The semi-private religious schools in Petah Tikva that rejected 24 students of Ethiopian descent two years ago are guilty of illegal ethnic discrimination, even though they are not wholly state-run institutions, the High Court of Justice ruled yesterday.
The court said the authorities should use all the means at their disposal, including cutting government funding, to fight any discrimination they encounter in the schools.
"This is improper discrimination that cannot be allowed to take place in a state education system built on the foundations of full equal opportunity for every student," wrote Justice Ayala Procaccia in the verdict. "It conveys a degrading and insulting message of social inferiority that is unacceptable."
The Petah Tikva municipality said all the students have already been placed in local schools, and it is paying part of their tuition and funding remedial classes. The city said the students were rejected because the schools decided they had an inadequate religious background, not because of their race, ethnicity or country of origin.
High Court justices Procaccia, Elyakim Rubinstein and Hanan Melcer said they were not aware of any students who have not been registered for classes, but the court had to make clear its opposition to discrimination, regardless of where the 24 students were placed.
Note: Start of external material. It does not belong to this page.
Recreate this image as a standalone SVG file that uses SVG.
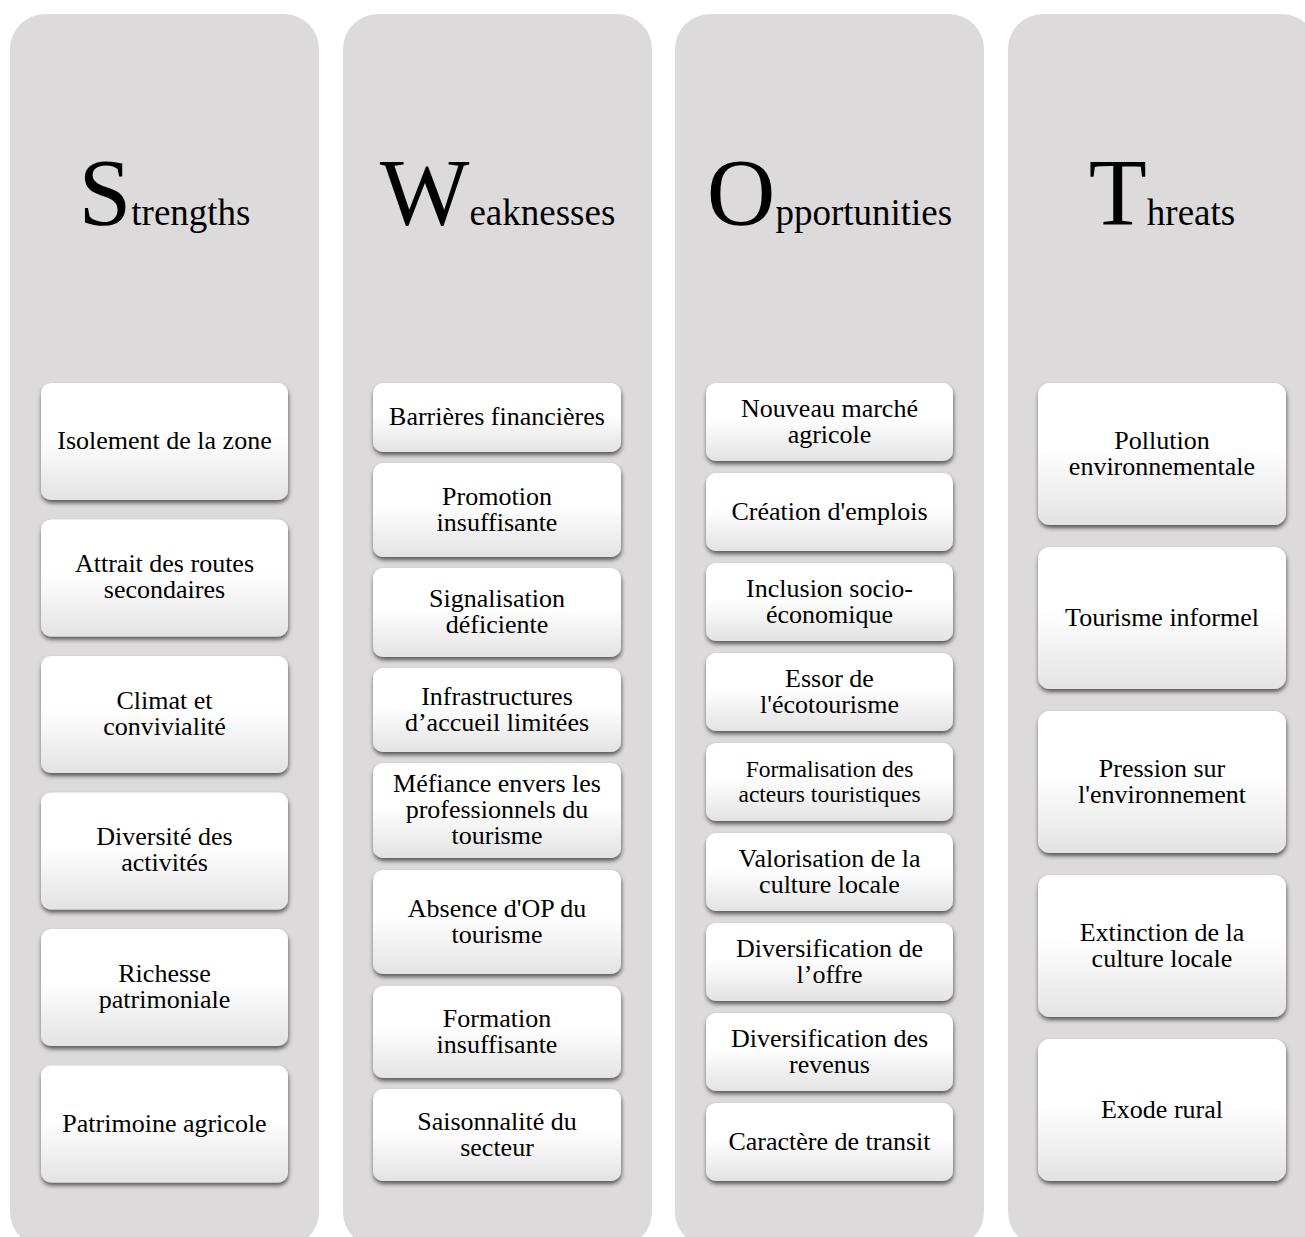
<svg xmlns="http://www.w3.org/2000/svg" width="1305" height="1237" viewBox="0 0 1305 1237">
  <defs>
    <linearGradient id="cardFill" x1="0" y1="0" x2="0" y2="1">
      <stop offset="0" stop-color="#ffffff"/>
      <stop offset="0.45" stop-color="#ffffff"/>
      <stop offset="1" stop-color="#e3e3e3"/>
    </linearGradient>
    <filter id="cardShadow" x="-10%" y="-10%" width="120%" height="130%">
      <feDropShadow dx="0.5" dy="3" stdDeviation="2.2" flood-color="#000000" flood-opacity="0.6"/>
    </filter>
  </defs>
  <style>
    .lane { fill: #dcdadb; }
    .card { fill: url(#cardFill); filter: url(#cardShadow); }
    text { font-family: "Liberation Serif", "Times New Roman", serif; fill: #000000; text-anchor: middle; }
    .item { font-size: 26px; }
    .small { font-size: 23.5px; }
    .big { font-size: 95px; }
    .rest { font-size: 37px; }
  </style>

  <rect width="1305" height="1237" fill="#ffffff"/>

  <!-- column backgrounds and headings -->
  <g id="col-strengths">
    <rect class="lane" x="10" y="14" width="309" height="1233" rx="35"/>
    <text x="164.5" y="225"><tspan class="big">S</tspan><tspan class="rest">trengths</tspan></text>
  </g>
  <g id="col-weaknesses">
    <rect class="lane" x="343" y="14" width="309" height="1233" rx="35"/>
    <text x="497.5" y="225"><tspan class="big">W</tspan><tspan class="rest">eaknesses</tspan></text>
  </g>
  <g id="col-opportunities">
    <rect class="lane" x="675" y="14" width="309" height="1233" rx="35"/>
    <text x="829.5" y="225"><tspan class="big">O</tspan><tspan class="rest">pportunities</tspan></text>
  </g>
  <g id="col-threats">
    <rect class="lane" x="1008" y="14" width="309" height="1233" rx="35"/>
    <text x="1162" y="225"><tspan class="big">T</tspan><tspan class="rest">hreats</tspan></text>
  </g>

  <!-- Strengths -->
  <g id="s1"><rect class="card" x="41" y="383" width="247" height="117" rx="10"/>
    <text class="item" x="164.5" y="449">Isolement de la zone</text></g>
  <g id="s2"><rect class="card" x="41" y="519.5" width="247" height="117" rx="10"/>
    <text class="item" y="572"><tspan x="164.5">Attrait des routes</tspan><tspan x="164.5" dy="26">secondaires</tspan></text></g>
  <g id="s3"><rect class="card" x="41" y="656" width="247" height="117" rx="10"/>
    <text class="item" y="708.5"><tspan x="164.5">Climat et</tspan><tspan x="164.5" dy="26">convivialité</tspan></text></g>
  <g id="s4"><rect class="card" x="41" y="792.5" width="247" height="117" rx="10"/>
    <text class="item" y="845"><tspan x="164.5">Diversité des</tspan><tspan x="164.5" dy="26">activités</tspan></text></g>
  <g id="s5"><rect class="card" x="41" y="929" width="247" height="117" rx="10"/>
    <text class="item" y="981.5"><tspan x="164.5">Richesse</tspan><tspan x="164.5" dy="26">patrimoniale</tspan></text></g>
  <g id="s6"><rect class="card" x="41" y="1065.5" width="247" height="117" rx="10"/>
    <text class="item" x="164.5" y="1131.5">Patrimoine agricole</text></g>

  <!-- Weaknesses -->
  <g id="w1"><rect class="card" x="373" y="383" width="248" height="69" rx="10"/>
    <text class="item" x="497" y="425">Barrières financières</text></g>
  <g id="w2"><rect class="card" x="373" y="463" width="248" height="94" rx="10"/>
    <text class="item" y="504.5"><tspan x="497">Promotion</tspan><tspan x="497" dy="26">insuffisante</tspan></text></g>
  <g id="w3"><rect class="card" x="373" y="568" width="248" height="89" rx="10"/>
    <text class="item" y="607"><tspan x="497">Signalisation</tspan><tspan x="497" dy="26">déficiente</tspan></text></g>
  <g id="w4"><rect class="card" x="373" y="668" width="248" height="84" rx="10"/>
    <text class="item" y="704.5"><tspan x="497">Infrastructures</tspan><tspan x="497" dy="26">d’accueil limitées</tspan></text></g>
  <g id="w5"><rect class="card" x="373" y="763" width="248" height="95" rx="10"/>
    <text class="item" y="792"><tspan x="497">Méfiance envers les</tspan><tspan x="497" dy="26">professionnels du</tspan><tspan x="497" dy="26">tourisme</tspan></text></g>
  <g id="w6"><rect class="card" x="373" y="870" width="248" height="104" rx="10"/>
    <text class="item" y="916.5"><tspan x="497">Absence d'OP du</tspan><tspan x="497" dy="26">tourisme</tspan></text></g>
  <g id="w7"><rect class="card" x="373" y="986" width="248" height="92" rx="10"/>
    <text class="item" y="1026.5"><tspan x="497">Formation</tspan><tspan x="497" dy="26">insuffisante</tspan></text></g>
  <g id="w8"><rect class="card" x="373" y="1089" width="248" height="92" rx="10"/>
    <text class="item" y="1129.5"><tspan x="497">Saisonnalité du</tspan><tspan x="497" dy="26">secteur</tspan></text></g>

  <!-- Opportunities -->
  <g id="o1"><rect class="card" x="706" y="383" width="247" height="78" rx="10"/>
    <text class="item" y="416.5"><tspan x="829.5">Nouveau marché</tspan><tspan x="829.5" dy="26">agricole</tspan></text></g>
  <g id="o2"><rect class="card" x="706" y="473" width="247" height="78" rx="10"/>
    <text class="item" x="829.5" y="519.5">Création d'emplois</text></g>
  <g id="o3"><rect class="card" x="706" y="563" width="247" height="78" rx="10"/>
    <text class="item" y="596.5"><tspan x="829.5">Inclusion socio-</tspan><tspan x="829.5" dy="26">économique</tspan></text></g>
  <g id="o4"><rect class="card" x="706" y="653" width="247" height="78" rx="10"/>
    <text class="item" y="686.5"><tspan x="829.5">Essor de</tspan><tspan x="829.5" dy="26">l'écotourisme</tspan></text></g>
  <g id="o5"><rect class="card" x="706" y="743" width="247" height="78" rx="10"/>
    <text class="small" y="777"><tspan x="829.5">Formalisation des</tspan><tspan x="829.5" dy="24.5">acteurs touristiques</tspan></text></g>
  <g id="o6"><rect class="card" x="706" y="833" width="247" height="78" rx="10"/>
    <text class="item" y="866.5"><tspan x="829.5">Valorisation de la</tspan><tspan x="829.5" dy="26">culture locale</tspan></text></g>
  <g id="o7"><rect class="card" x="706" y="923" width="247" height="78" rx="10"/>
    <text class="item" y="956.5"><tspan x="829.5">Diversification de</tspan><tspan x="829.5" dy="26">l’offre</tspan></text></g>
  <g id="o8"><rect class="card" x="706" y="1013" width="247" height="78" rx="10"/>
    <text class="item" y="1046.5"><tspan x="829.5">Diversification des</tspan><tspan x="829.5" dy="26">revenus</tspan></text></g>
  <g id="o9"><rect class="card" x="706" y="1103" width="247" height="78" rx="10"/>
    <text class="item" x="829.5" y="1149.5">Caractère de transit</text></g>

  <!-- Threats -->
  <g id="t1"><rect class="card" x="1038" y="383" width="248" height="142" rx="12"/>
    <text class="item" y="449"><tspan x="1162">Pollution</tspan><tspan x="1162" dy="26">environnementale</tspan></text></g>
  <g id="t2"><rect class="card" x="1038" y="547" width="248" height="142" rx="12"/>
    <text class="item" x="1162" y="625.5">Tourisme informel</text></g>
  <g id="t3"><rect class="card" x="1038" y="711" width="248" height="142" rx="12"/>
    <text class="item" y="777"><tspan x="1162">Pression sur</tspan><tspan x="1162" dy="26">l'environnement</tspan></text></g>
  <g id="t4"><rect class="card" x="1038" y="875" width="248" height="142" rx="12"/>
    <text class="item" y="941"><tspan x="1162">Extinction de la</tspan><tspan x="1162" dy="26">culture locale</tspan></text></g>
  <g id="t5"><rect class="card" x="1038" y="1039" width="248" height="142" rx="12"/>
    <text class="item" x="1162" y="1117.5">Exode rural</text></g>
</svg>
"This is about the right of children to equality in education, and the state's obligation to let the individual fully exercise that right," wrote Procaccia. "The phenomena of inequality and discrimination in education are fundamentally unacceptable, and require the authorities to take decisive action to eliminate them, using all the power legally at their disposal."
Rubinstein added that it is "fitting" for the state to stop funding any institution that seeks to infringe on equality. He said other tools should also be used, including closer inspection of schools.
The court was responding to a petition filed two years ago by the Israel Association for Ethiopian Jews, an advocacy group that fights for the rights of Ethiopian immigrants and their offspring. At the time, the petitioners asked the court to order the Education Ministry and the Petah Tikva municipality to place the 24 students in local schools immediately. The petitioners also wanted the court to order the state to stop funding, and ultimately shut down, schools that persisted in their refusal to take in students of Ethiopian origin.
The court fully supported the advocacy group's position that semi-private schools should not be exempt from anti-discrimination laws, saying that every type of school is "subject to the fundamental principles of the rule of law in Israel, including human rights."